To validate the usability of the proposed outlier score, we conducted an extensive experimental study based on two real world datasets with different characteristics in terms of structure and content. Our results reveal that the proposed outlier score can successfully serve a twofold purpose. First, its effectiveness as a measure of a node’s outlying behavior was assessed by exploring the correlation of high outlier scores with nodes that are not members of any community and the correlation of low outlier scores with nodes that belong to at least one community. Second, our experiments showed that the proposed outlier score is even more effective as a predictive feature for predicting the behavior of a node at future time points. The proposed score outperformed popular structural node measures even when content was incorporated. Furthermore, we have demonstrated that exploiting the history of nodes by forming chains of features that model a node’s past behavior can prove even more effective in predicting its outlying behavior in the future. Thus, we envision that our score can be utilized for early detection of nodes that exhibit outlying behavior. Consequently, these can be exploited in cases such as early detection of fraudulent behavior to isolate and remove such nodes from the network, or in other cases to detect customers or members likely to leave a service in order to provide them with incentives that reinforce their loyalty.

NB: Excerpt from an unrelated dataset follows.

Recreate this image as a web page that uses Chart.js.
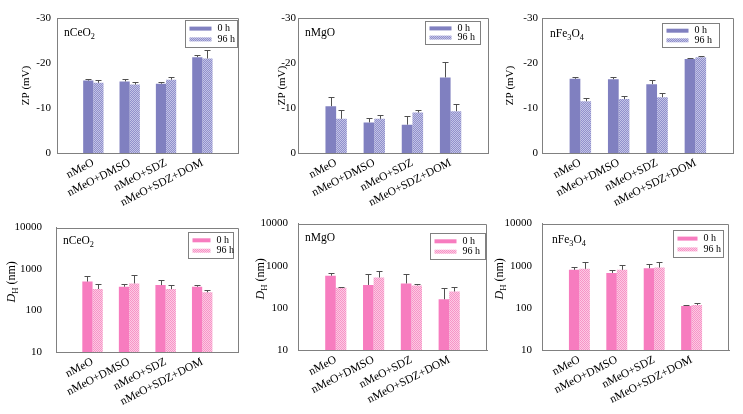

In the future, we plan to steer our focus towards the importance of the outlier score in prediction-making by experimenting with different classification models and new real world datasets. We additionally plan to enhance outlier detection by parallelizing the algorithms’ procedures and focusing on a more dynamic way to simultaneously assign outlier scores to nodes and predict their future actions based on their history.